* Start *

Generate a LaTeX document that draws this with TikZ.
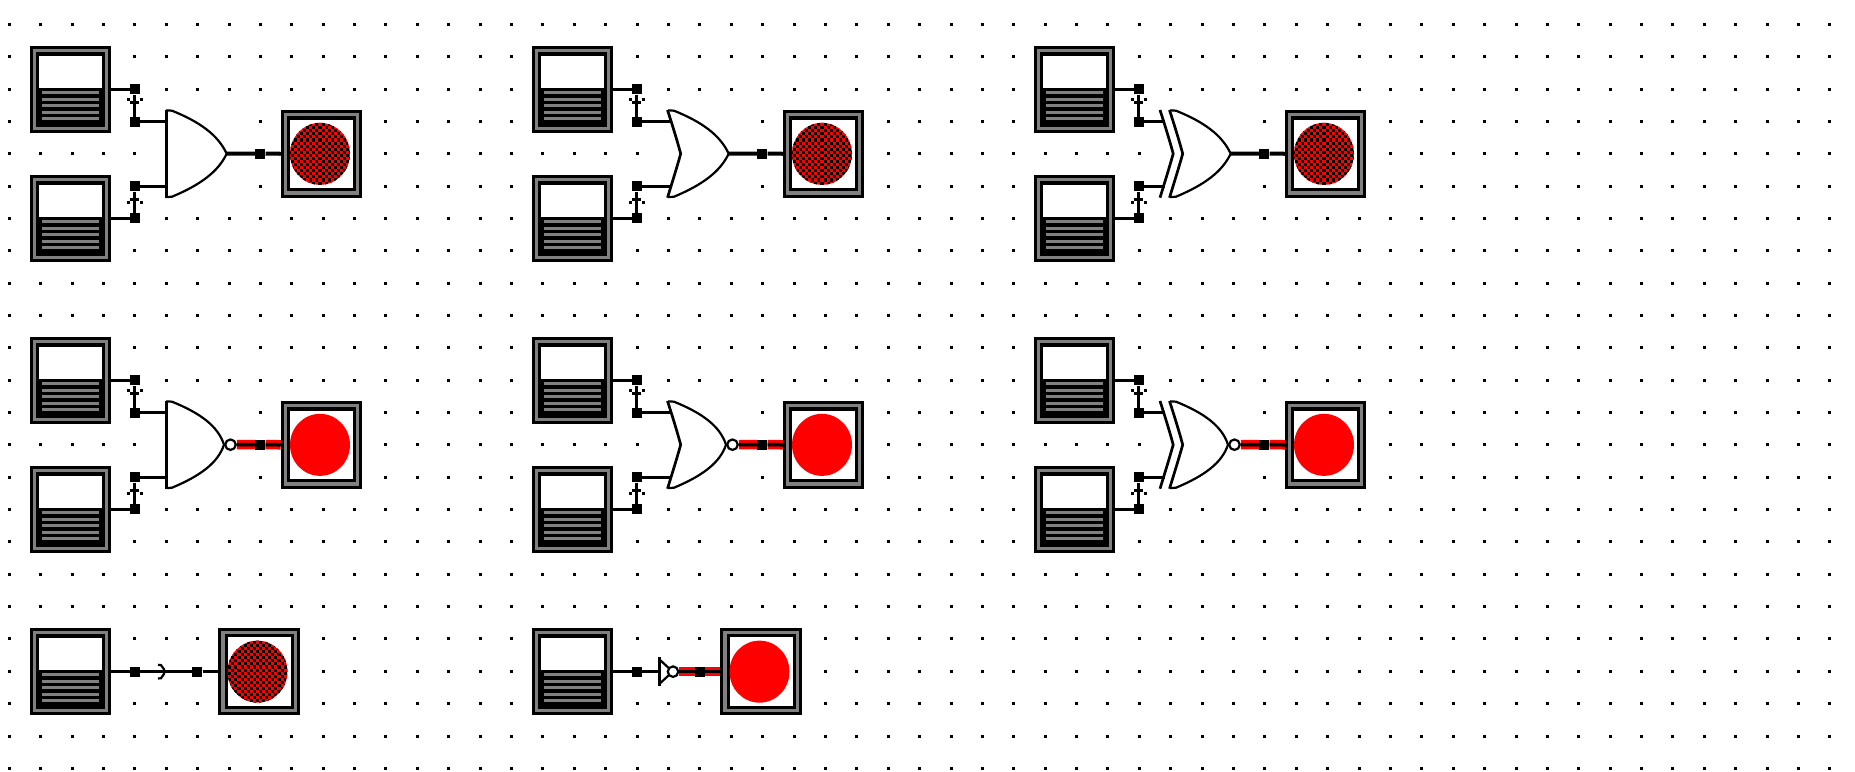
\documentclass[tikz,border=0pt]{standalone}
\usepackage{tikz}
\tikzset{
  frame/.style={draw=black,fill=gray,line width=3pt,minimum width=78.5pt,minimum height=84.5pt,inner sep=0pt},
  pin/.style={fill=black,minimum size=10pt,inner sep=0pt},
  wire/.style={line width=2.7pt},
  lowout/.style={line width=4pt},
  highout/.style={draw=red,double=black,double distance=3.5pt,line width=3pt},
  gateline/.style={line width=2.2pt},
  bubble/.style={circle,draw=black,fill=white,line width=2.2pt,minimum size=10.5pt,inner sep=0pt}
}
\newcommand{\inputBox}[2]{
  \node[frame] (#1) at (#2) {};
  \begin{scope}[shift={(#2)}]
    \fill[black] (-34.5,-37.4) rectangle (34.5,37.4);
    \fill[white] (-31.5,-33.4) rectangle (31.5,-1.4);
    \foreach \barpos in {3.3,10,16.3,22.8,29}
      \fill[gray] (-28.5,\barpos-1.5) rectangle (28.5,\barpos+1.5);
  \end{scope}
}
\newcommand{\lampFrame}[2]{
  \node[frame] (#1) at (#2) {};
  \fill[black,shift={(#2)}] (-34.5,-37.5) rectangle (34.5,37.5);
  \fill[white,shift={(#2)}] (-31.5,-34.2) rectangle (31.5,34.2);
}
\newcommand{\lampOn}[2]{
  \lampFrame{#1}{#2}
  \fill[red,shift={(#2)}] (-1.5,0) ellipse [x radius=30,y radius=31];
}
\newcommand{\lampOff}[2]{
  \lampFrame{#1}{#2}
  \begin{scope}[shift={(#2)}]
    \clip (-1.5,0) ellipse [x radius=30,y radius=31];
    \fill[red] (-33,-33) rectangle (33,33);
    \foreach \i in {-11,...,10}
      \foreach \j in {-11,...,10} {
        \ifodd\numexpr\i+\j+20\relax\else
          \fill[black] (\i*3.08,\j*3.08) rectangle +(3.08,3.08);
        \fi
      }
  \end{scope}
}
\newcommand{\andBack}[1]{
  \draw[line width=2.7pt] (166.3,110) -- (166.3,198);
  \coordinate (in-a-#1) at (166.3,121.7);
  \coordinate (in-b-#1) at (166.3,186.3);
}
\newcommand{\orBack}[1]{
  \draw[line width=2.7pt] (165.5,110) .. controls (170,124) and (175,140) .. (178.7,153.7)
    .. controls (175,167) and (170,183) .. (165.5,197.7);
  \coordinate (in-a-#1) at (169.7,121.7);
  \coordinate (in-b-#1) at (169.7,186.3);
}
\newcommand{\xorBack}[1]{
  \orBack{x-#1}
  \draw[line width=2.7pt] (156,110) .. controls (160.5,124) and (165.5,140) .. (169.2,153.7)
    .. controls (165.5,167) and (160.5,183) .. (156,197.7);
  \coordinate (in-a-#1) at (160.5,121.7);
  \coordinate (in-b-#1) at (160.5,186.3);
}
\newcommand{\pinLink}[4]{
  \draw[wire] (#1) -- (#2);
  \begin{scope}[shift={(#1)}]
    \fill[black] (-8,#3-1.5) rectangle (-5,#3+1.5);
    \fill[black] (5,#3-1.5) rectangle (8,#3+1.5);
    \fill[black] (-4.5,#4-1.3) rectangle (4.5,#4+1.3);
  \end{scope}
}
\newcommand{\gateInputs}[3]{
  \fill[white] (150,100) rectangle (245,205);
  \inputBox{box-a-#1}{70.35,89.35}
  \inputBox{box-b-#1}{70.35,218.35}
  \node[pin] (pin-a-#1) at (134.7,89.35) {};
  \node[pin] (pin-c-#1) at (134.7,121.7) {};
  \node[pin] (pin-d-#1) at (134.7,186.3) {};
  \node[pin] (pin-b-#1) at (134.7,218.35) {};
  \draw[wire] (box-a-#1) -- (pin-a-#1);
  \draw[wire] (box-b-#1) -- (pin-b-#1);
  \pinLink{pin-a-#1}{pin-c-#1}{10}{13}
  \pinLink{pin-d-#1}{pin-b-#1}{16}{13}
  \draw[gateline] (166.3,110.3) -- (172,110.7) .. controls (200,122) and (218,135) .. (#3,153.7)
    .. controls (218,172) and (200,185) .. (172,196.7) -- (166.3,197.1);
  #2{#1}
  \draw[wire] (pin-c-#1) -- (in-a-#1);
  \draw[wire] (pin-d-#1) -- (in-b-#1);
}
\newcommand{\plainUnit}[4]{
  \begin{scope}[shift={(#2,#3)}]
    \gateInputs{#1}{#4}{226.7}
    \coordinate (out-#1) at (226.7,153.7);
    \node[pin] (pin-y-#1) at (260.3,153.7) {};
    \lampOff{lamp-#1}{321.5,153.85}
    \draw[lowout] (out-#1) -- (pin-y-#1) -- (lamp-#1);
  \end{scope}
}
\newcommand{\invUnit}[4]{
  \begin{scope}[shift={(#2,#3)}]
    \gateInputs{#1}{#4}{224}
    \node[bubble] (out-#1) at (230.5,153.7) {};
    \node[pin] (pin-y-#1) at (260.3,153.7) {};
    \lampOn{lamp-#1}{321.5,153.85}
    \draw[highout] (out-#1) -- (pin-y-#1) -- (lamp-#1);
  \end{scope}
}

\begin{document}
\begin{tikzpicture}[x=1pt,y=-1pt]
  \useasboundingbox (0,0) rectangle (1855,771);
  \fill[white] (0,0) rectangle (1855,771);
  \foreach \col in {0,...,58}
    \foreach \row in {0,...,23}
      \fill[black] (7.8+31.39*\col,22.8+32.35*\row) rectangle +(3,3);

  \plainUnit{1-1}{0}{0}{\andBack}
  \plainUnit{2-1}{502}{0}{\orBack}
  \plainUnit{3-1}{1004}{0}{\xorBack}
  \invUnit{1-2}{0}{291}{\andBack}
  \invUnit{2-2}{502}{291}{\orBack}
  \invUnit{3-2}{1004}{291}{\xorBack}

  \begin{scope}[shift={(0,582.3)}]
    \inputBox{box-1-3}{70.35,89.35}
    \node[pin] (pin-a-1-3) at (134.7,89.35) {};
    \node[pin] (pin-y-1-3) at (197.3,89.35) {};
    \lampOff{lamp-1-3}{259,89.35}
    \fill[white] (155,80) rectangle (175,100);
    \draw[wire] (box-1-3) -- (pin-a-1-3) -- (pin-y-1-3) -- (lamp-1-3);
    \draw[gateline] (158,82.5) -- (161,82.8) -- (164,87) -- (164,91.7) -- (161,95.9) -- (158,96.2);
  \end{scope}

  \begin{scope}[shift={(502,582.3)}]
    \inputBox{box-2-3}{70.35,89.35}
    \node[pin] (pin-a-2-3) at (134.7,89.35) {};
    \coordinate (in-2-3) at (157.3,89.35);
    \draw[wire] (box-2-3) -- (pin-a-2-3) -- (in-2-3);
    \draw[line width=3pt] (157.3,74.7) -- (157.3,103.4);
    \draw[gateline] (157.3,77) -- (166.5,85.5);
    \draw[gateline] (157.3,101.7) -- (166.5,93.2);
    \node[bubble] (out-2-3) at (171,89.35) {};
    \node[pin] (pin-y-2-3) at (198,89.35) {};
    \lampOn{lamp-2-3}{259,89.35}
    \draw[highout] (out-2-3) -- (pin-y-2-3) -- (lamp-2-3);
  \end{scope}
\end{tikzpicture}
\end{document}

* End *
* Start *

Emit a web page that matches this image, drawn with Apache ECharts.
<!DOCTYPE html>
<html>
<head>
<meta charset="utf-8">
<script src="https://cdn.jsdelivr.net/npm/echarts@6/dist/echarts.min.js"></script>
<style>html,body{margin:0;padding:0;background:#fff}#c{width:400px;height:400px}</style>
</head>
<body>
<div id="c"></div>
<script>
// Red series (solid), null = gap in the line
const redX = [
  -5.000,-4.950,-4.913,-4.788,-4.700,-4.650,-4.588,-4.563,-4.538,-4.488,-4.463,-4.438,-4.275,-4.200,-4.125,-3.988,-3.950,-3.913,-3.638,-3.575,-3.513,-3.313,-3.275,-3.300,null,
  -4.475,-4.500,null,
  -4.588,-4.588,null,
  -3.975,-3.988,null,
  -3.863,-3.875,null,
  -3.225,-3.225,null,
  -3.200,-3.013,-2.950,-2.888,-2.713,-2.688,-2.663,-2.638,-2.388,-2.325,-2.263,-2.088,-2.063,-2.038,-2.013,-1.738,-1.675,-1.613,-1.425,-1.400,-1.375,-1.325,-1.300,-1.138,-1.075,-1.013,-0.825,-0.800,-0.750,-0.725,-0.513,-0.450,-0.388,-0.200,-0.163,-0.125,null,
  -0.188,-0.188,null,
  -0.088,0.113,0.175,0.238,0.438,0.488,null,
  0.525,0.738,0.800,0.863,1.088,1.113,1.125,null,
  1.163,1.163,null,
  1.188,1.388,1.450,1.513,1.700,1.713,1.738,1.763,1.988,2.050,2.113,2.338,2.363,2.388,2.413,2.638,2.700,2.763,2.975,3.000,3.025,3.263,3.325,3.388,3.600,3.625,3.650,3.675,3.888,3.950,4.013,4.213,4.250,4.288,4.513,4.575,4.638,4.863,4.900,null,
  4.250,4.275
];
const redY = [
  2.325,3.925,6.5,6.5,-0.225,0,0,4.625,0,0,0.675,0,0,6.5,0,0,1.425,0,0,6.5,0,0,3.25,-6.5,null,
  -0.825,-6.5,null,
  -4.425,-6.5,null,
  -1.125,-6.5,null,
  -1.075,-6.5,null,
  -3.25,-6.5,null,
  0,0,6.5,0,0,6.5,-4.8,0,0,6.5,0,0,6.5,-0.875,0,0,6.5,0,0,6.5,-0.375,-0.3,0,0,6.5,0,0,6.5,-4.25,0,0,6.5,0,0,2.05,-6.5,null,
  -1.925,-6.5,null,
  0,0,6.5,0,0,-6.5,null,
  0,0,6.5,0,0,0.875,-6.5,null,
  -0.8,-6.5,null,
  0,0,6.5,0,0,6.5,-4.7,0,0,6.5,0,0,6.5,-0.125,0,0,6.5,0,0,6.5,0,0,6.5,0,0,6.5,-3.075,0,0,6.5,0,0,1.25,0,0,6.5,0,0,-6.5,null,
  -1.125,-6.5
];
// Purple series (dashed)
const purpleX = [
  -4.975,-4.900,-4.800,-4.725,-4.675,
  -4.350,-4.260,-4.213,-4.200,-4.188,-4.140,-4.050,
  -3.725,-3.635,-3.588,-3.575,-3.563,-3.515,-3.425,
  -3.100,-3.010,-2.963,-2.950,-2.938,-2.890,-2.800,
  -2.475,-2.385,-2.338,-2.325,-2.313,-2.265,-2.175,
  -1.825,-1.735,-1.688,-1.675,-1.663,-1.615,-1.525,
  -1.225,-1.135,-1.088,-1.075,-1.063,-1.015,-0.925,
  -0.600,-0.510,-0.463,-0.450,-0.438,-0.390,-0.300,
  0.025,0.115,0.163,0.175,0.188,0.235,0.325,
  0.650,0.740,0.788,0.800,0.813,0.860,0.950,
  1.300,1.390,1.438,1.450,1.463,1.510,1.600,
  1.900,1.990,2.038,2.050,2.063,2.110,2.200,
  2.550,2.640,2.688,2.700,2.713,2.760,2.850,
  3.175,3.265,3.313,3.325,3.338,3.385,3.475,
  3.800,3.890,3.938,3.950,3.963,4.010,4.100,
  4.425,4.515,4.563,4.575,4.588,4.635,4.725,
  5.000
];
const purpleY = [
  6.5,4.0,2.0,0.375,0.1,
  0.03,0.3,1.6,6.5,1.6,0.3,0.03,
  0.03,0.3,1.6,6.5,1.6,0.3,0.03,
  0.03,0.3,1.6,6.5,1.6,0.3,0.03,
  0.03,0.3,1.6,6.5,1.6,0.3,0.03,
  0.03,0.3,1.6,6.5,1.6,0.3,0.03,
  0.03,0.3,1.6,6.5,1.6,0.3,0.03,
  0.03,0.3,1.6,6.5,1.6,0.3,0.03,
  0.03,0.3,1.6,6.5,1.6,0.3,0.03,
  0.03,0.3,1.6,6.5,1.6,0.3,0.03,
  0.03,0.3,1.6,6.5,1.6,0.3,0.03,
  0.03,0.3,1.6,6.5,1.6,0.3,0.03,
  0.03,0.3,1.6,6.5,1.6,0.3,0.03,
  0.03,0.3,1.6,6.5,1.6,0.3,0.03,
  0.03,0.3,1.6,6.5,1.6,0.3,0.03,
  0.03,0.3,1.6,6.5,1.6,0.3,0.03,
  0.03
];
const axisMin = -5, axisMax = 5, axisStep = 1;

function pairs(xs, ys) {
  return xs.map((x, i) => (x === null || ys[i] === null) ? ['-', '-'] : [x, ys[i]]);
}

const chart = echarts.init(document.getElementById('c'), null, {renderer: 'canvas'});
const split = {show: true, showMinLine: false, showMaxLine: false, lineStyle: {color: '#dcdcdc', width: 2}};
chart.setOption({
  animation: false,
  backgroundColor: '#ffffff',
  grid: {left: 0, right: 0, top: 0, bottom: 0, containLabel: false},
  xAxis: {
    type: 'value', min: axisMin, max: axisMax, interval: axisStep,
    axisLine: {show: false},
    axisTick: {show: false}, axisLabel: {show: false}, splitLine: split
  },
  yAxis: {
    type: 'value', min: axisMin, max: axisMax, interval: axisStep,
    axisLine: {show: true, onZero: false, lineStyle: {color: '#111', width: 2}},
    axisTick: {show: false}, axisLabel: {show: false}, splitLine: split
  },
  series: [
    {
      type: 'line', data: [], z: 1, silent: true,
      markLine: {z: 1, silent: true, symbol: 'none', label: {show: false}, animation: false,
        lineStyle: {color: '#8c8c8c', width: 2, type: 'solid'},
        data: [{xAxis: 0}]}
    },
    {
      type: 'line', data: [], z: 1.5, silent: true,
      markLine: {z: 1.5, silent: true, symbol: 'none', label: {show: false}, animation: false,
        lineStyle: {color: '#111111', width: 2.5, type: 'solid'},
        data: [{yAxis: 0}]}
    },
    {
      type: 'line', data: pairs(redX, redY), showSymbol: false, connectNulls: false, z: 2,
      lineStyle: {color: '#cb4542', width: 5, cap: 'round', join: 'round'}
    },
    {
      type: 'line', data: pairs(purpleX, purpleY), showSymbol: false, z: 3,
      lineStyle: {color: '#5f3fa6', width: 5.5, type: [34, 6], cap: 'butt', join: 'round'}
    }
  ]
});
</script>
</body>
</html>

* End *
* Start *

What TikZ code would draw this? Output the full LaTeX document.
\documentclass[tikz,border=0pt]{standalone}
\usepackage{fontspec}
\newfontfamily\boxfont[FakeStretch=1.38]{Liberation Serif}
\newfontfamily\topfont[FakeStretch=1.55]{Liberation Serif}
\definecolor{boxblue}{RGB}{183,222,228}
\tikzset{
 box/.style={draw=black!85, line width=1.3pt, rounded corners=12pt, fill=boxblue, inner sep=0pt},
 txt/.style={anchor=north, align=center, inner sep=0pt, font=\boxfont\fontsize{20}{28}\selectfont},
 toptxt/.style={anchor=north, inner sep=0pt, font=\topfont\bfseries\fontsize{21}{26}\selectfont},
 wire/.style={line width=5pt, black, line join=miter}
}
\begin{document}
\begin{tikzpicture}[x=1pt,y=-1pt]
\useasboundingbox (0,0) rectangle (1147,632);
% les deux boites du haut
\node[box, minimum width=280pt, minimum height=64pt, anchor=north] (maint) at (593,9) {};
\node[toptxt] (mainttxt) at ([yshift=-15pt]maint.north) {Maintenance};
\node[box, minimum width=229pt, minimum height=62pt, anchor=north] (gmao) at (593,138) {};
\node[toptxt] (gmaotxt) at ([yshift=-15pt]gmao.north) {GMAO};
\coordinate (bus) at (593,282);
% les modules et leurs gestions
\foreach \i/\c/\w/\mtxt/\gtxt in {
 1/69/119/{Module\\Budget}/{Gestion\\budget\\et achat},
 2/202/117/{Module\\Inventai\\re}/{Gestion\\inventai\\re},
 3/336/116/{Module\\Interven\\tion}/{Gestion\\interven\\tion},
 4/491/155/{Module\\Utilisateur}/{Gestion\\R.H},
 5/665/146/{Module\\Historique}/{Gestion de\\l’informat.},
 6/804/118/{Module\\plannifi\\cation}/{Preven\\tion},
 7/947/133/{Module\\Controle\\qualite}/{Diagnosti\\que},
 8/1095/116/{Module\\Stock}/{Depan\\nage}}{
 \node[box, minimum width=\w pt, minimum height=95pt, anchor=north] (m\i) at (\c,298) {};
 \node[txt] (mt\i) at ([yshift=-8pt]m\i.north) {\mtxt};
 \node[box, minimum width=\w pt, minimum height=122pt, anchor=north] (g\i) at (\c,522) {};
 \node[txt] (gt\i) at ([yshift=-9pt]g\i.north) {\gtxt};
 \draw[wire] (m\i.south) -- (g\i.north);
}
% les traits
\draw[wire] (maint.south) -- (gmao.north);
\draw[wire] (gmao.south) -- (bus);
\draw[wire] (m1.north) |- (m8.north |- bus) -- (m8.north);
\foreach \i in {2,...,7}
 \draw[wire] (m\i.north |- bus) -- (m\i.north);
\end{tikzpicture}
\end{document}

* End *

* [WRITTEN PROBLEM]
Some lines of the records may hold the word "this". How many do? Answer with a number and nothing else.

* [ANSWER IN FULL]
3